THE EXERCISE
Among the lines of the listing below, retype exactly those from the one containing "Reproduce this chart with matplotlib." through the one containing "628), (939, 662)]", both included. Do not include pictures.

>> BEGIN DATA FOR PROCESSING

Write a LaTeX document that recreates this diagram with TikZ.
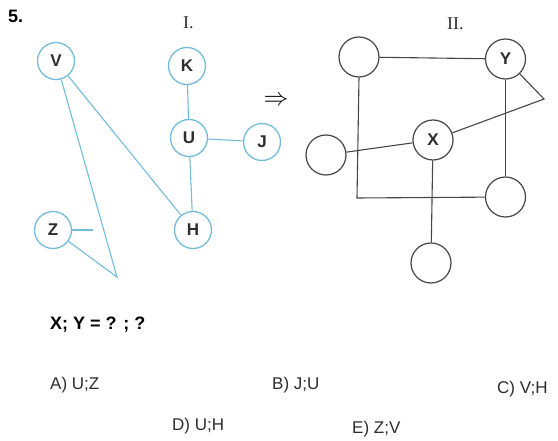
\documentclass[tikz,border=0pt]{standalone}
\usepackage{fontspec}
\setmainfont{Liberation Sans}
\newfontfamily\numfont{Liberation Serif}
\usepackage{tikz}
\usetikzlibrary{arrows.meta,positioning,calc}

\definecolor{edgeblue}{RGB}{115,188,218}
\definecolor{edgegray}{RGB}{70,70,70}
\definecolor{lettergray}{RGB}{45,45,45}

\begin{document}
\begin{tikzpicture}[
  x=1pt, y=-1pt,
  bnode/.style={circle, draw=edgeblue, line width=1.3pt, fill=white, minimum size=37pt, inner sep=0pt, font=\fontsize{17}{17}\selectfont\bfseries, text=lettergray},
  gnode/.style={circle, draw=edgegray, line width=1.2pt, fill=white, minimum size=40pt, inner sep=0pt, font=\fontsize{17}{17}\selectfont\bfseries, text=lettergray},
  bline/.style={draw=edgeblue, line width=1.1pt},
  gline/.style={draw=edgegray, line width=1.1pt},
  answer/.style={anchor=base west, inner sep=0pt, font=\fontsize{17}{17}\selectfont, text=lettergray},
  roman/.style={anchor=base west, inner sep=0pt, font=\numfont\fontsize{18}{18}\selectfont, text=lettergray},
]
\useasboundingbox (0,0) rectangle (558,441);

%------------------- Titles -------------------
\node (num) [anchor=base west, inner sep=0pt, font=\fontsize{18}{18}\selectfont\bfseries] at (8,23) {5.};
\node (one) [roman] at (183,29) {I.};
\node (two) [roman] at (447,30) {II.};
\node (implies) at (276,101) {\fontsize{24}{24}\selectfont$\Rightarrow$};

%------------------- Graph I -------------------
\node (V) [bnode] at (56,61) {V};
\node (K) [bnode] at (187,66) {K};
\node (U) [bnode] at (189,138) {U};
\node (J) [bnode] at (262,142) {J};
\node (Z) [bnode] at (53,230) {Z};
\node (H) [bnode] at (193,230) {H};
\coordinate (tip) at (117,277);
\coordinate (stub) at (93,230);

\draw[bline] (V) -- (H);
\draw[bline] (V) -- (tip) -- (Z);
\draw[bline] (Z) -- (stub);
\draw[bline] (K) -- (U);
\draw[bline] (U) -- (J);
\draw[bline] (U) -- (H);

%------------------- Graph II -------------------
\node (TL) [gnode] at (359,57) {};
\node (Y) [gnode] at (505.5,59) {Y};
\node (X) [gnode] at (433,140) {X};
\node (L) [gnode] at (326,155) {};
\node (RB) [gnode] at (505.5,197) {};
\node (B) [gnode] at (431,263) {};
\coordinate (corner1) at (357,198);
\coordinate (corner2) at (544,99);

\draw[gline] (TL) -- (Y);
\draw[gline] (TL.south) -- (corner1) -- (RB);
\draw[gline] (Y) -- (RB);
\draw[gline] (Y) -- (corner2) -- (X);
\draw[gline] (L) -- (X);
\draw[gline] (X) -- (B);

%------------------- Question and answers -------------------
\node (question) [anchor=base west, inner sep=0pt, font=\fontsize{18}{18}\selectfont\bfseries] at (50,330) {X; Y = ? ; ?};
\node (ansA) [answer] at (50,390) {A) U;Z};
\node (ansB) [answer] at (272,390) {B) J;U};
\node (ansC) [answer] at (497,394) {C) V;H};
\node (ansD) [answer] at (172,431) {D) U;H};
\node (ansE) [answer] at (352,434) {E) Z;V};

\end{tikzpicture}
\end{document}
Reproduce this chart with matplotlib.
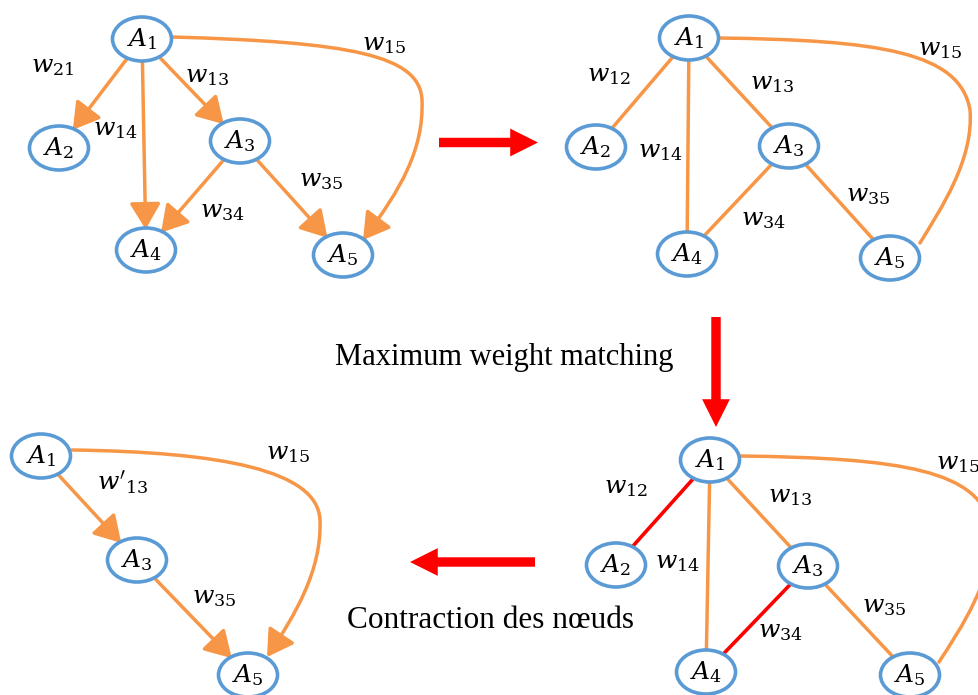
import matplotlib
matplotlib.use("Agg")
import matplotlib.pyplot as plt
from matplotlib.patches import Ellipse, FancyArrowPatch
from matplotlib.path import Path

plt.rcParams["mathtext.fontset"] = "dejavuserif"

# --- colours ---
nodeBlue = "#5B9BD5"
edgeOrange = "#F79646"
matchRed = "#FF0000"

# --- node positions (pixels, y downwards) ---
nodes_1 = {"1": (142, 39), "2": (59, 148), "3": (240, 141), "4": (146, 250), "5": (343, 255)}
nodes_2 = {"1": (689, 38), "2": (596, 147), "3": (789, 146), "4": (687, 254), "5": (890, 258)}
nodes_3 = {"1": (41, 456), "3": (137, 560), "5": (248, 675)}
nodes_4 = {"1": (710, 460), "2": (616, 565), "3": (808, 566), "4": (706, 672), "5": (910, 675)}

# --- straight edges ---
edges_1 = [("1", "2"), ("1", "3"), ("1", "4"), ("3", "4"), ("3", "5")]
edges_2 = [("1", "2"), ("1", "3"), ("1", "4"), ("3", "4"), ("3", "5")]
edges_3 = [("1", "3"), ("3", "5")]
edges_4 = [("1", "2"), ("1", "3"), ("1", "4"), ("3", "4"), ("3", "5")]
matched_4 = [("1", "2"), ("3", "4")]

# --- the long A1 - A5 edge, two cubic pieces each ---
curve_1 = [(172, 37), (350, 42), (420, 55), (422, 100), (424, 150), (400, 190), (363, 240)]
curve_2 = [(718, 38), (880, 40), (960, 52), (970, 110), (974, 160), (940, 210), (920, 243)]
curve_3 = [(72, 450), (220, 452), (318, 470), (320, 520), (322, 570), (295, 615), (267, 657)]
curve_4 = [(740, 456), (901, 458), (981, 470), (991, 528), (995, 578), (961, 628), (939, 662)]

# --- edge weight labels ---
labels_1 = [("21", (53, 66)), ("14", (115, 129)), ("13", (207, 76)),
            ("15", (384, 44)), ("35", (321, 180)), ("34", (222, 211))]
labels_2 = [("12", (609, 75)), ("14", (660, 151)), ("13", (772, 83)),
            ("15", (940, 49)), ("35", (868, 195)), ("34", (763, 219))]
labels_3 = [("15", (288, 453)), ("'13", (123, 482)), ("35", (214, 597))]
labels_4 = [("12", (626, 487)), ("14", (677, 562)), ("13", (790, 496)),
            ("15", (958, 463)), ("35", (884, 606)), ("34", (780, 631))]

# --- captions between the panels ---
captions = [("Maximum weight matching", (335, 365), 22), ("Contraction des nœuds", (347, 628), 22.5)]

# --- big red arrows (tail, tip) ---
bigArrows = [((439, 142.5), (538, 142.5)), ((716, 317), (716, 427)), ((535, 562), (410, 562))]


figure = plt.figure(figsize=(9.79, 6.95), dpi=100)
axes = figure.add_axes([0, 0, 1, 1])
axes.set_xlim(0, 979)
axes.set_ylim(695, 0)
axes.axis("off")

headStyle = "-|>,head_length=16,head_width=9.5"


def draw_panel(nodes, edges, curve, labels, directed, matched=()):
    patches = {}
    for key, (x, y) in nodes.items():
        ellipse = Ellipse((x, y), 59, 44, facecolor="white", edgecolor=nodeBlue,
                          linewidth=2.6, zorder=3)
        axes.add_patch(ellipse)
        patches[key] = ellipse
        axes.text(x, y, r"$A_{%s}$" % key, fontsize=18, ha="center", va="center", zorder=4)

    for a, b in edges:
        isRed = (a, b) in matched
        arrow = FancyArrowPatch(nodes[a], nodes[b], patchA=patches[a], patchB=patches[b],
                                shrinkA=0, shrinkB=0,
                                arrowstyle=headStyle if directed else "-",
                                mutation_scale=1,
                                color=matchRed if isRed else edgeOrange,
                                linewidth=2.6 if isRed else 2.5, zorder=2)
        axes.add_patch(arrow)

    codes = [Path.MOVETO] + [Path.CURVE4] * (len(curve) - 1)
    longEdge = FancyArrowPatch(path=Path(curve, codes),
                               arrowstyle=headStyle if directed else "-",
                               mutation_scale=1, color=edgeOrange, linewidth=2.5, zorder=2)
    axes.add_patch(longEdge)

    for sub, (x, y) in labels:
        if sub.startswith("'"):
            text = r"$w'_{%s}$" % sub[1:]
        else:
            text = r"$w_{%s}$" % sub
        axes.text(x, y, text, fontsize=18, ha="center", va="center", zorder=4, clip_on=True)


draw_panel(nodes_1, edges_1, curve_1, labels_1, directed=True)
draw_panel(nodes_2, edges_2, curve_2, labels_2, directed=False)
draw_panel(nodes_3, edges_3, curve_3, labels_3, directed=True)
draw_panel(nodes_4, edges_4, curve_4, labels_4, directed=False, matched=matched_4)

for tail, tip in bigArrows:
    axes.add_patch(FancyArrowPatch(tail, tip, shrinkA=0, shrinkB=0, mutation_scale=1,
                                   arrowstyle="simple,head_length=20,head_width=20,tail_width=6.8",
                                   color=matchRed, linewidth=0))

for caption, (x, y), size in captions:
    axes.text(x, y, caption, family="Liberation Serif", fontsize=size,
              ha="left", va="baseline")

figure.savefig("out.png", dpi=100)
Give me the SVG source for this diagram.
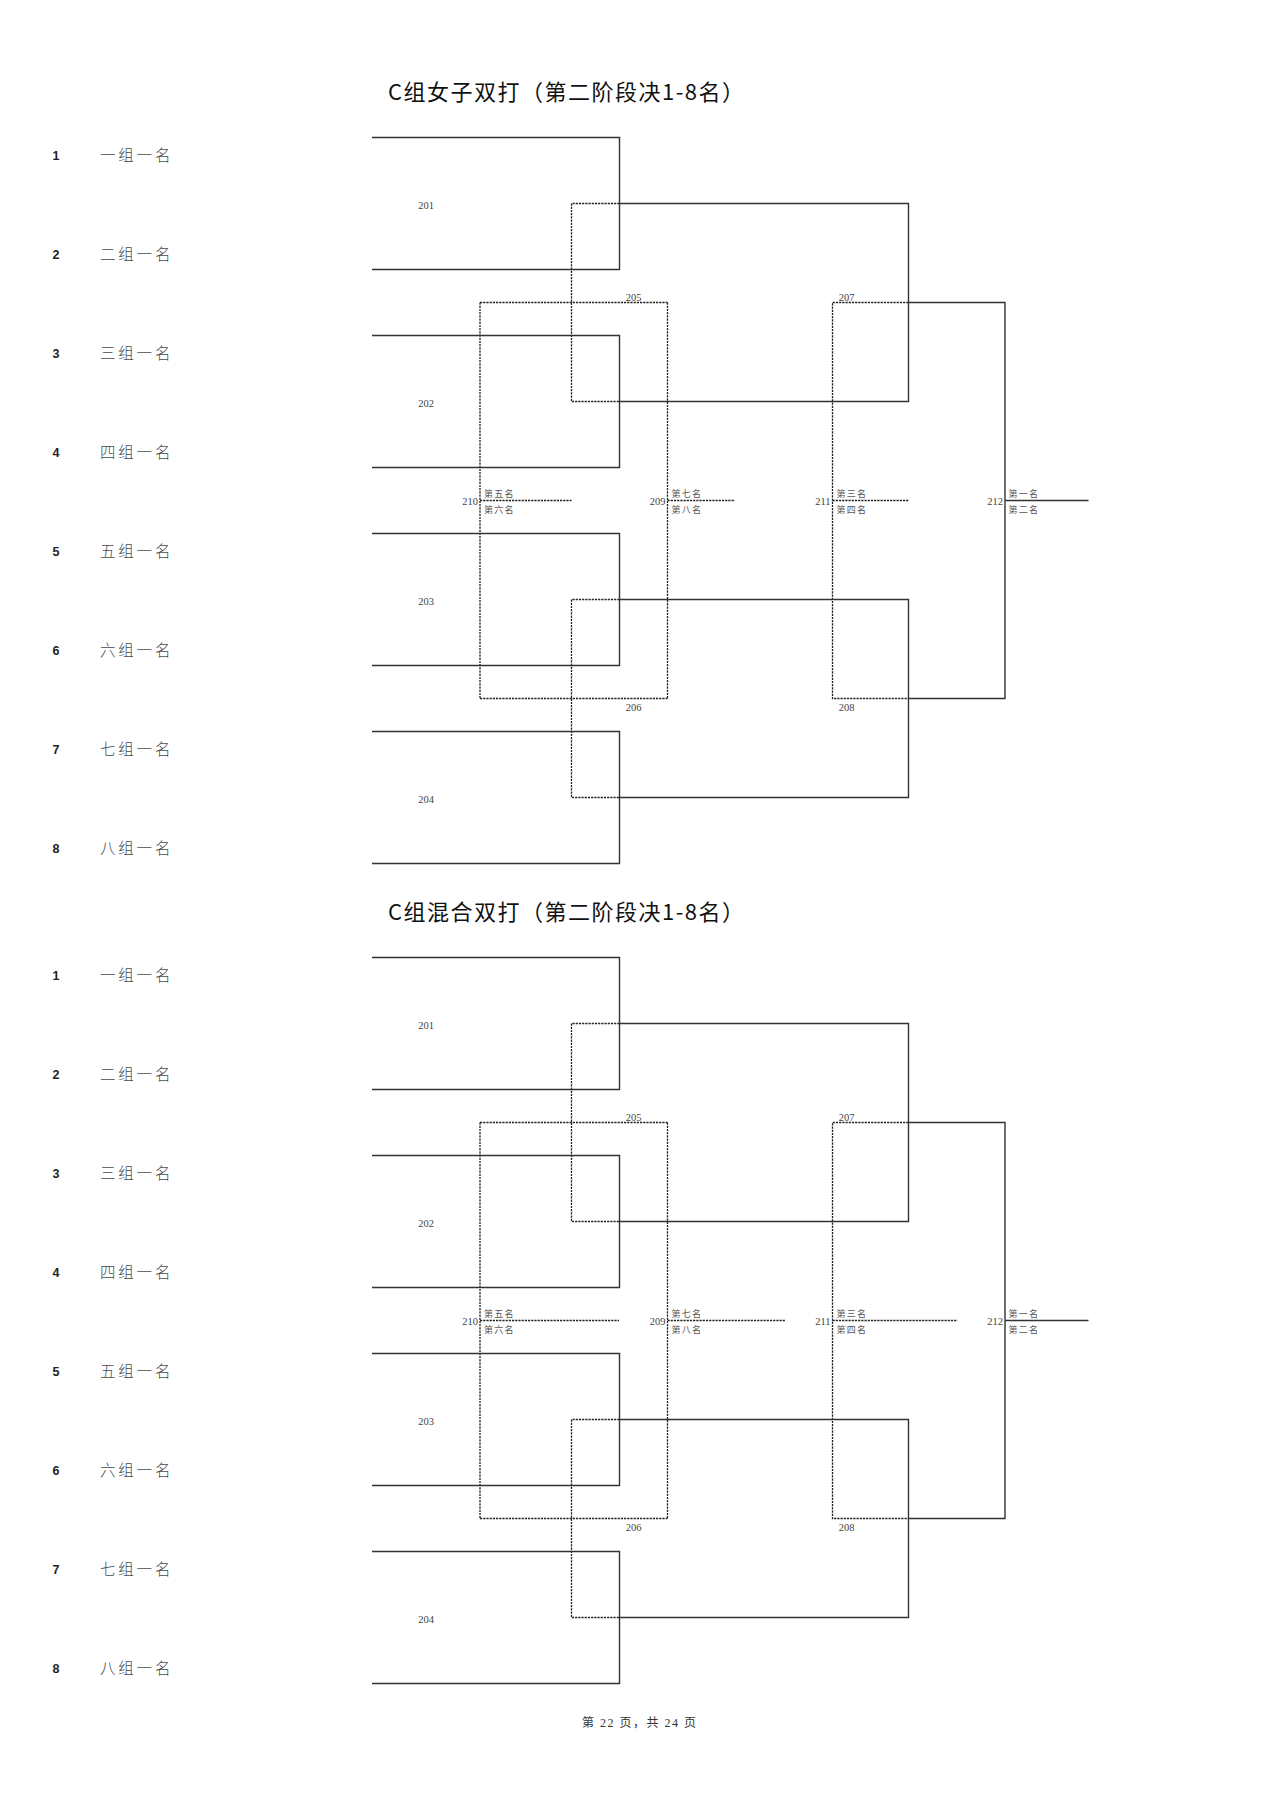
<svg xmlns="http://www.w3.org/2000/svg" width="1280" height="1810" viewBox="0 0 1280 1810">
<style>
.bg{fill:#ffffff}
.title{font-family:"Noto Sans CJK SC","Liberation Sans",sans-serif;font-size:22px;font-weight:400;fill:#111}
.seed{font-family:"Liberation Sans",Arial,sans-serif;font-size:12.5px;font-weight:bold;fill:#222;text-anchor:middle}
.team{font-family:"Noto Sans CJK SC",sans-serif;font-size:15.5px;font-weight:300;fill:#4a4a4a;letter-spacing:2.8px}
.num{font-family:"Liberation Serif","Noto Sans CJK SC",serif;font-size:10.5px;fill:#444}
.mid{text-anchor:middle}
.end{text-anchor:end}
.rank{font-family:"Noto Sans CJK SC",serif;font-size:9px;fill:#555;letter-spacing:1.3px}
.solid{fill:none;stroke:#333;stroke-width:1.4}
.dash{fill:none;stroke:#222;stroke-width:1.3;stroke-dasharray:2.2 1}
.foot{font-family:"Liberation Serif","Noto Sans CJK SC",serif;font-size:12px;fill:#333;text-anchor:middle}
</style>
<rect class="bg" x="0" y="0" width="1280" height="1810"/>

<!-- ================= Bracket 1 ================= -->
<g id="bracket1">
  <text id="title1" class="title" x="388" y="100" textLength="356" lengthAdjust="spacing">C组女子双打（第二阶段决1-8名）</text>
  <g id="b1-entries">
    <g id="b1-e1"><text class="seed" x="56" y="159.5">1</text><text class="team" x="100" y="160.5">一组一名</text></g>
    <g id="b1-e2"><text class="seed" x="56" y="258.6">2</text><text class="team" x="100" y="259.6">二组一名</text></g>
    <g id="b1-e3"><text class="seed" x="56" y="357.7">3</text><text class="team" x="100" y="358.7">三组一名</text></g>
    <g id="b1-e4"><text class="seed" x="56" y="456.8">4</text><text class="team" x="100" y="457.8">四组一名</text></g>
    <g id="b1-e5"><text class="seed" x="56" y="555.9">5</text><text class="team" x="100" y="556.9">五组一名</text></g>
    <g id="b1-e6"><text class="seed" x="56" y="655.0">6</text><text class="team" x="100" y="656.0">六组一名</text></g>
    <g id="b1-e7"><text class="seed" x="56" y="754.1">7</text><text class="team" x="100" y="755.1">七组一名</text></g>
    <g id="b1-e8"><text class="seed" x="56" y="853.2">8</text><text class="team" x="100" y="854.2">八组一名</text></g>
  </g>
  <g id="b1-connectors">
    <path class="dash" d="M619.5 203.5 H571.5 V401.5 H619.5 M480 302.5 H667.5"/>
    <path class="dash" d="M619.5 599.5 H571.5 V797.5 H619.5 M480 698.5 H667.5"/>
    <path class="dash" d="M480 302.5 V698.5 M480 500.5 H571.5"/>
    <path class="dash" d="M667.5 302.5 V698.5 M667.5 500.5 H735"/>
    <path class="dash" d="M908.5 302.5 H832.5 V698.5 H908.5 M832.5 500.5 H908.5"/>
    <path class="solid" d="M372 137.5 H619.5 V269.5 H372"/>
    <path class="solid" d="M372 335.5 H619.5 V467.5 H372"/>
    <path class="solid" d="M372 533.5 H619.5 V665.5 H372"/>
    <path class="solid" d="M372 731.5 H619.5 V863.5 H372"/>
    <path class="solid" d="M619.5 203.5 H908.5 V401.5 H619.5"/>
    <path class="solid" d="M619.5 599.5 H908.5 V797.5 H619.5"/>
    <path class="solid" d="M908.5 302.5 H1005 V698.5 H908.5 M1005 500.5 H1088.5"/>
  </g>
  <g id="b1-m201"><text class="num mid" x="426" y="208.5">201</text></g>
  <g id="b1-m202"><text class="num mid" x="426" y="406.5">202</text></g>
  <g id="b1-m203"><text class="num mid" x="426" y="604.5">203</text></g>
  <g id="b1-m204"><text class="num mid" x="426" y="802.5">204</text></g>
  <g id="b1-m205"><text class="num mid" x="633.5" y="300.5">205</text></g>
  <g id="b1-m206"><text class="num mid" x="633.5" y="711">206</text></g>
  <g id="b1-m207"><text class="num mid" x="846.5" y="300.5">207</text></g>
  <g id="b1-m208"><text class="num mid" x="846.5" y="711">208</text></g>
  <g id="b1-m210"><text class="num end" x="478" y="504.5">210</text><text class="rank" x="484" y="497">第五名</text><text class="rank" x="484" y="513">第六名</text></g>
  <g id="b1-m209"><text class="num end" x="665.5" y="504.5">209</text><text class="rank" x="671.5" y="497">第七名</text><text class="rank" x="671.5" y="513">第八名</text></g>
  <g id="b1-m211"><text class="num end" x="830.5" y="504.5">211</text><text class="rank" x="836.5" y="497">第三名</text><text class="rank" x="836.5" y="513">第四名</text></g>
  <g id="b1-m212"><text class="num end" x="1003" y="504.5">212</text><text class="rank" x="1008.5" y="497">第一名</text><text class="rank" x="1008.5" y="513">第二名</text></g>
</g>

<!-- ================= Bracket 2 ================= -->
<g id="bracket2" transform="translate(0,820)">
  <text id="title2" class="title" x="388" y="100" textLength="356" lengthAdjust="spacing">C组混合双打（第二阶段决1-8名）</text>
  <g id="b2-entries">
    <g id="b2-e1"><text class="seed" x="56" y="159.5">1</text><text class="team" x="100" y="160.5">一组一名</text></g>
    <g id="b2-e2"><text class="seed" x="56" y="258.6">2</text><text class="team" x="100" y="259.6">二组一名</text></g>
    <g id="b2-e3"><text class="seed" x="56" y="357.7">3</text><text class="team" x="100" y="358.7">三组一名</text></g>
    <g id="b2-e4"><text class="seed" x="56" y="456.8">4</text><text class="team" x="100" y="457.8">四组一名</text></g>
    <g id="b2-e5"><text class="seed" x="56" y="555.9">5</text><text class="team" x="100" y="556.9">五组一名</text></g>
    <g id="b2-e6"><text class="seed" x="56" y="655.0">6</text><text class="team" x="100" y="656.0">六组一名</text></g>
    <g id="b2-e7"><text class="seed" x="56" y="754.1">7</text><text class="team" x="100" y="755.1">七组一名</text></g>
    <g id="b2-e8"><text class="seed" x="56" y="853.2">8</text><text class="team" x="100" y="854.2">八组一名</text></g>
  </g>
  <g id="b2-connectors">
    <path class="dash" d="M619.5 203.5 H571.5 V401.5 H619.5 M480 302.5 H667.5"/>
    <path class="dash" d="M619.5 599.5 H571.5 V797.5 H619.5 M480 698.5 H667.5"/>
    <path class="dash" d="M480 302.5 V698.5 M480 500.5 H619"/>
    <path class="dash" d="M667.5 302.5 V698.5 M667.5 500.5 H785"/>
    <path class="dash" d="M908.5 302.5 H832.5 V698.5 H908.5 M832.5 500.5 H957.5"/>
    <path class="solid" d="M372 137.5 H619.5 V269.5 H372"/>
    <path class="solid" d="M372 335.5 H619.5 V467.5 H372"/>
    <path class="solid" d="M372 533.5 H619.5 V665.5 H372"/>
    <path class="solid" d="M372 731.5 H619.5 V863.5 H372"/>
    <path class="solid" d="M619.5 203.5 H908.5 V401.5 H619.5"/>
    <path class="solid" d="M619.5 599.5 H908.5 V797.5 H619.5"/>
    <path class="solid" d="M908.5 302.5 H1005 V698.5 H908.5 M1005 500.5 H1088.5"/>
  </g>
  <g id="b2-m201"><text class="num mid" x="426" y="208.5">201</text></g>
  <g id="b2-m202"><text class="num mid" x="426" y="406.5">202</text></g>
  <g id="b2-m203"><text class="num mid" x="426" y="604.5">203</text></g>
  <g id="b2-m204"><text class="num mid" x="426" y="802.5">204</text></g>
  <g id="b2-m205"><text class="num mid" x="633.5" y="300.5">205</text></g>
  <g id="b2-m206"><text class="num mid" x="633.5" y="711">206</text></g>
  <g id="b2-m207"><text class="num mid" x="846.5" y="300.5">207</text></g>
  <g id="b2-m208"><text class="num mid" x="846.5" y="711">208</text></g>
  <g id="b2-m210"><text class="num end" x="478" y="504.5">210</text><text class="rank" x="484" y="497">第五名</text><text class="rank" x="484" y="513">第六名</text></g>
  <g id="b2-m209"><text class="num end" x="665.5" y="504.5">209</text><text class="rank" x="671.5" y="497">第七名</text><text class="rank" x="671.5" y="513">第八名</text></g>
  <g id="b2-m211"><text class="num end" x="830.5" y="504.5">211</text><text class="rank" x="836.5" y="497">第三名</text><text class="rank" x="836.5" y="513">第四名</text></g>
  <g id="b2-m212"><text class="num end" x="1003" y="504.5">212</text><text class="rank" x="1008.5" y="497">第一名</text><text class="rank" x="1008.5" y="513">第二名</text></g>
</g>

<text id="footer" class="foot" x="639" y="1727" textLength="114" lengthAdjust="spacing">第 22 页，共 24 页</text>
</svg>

>> END DATA FOR PROCESSING

TASK RESULT
Reproduce this chart with matplotlib.
import matplotlib
matplotlib.use("Agg")
import matplotlib.pyplot as plt
from matplotlib.patches import Ellipse, FancyArrowPatch
from matplotlib.path import Path

plt.rcParams["mathtext.fontset"] = "dejavuserif"

# --- colours ---
nodeBlue = "#5B9BD5"
edgeOrange = "#F79646"
matchRed = "#FF0000"

# --- node positions (pixels, y downwards) ---
nodes_1 = {"1": (142, 39), "2": (59, 148), "3": (240, 141), "4": (146, 250), "5": (343, 255)}
nodes_2 = {"1": (689, 38), "2": (596, 147), "3": (789, 146), "4": (687, 254), "5": (890, 258)}
nodes_3 = {"1": (41, 456), "3": (137, 560), "5": (248, 675)}
nodes_4 = {"1": (710, 460), "2": (616, 565), "3": (808, 566), "4": (706, 672), "5": (910, 675)}

# --- straight edges ---
edges_1 = [("1", "2"), ("1", "3"), ("1", "4"), ("3", "4"), ("3", "5")]
edges_2 = [("1", "2"), ("1", "3"), ("1", "4"), ("3", "4"), ("3", "5")]
edges_3 = [("1", "3"), ("3", "5")]
edges_4 = [("1", "2"), ("1", "3"), ("1", "4"), ("3", "4"), ("3", "5")]
matched_4 = [("1", "2"), ("3", "4")]

# --- the long A1 - A5 edge, two cubic pieces each ---
curve_1 = [(172, 37), (350, 42), (420, 55), (422, 100), (424, 150), (400, 190), (363, 240)]
curve_2 = [(718, 38), (880, 40), (960, 52), (970, 110), (974, 160), (940, 210), (920, 243)]
curve_3 = [(72, 450), (220, 452), (318, 470), (320, 520), (322, 570), (295, 615), (267, 657)]
curve_4 = [(740, 456), (901, 458), (981, 470), (991, 528), (995, 578), (961, 628), (939, 662)]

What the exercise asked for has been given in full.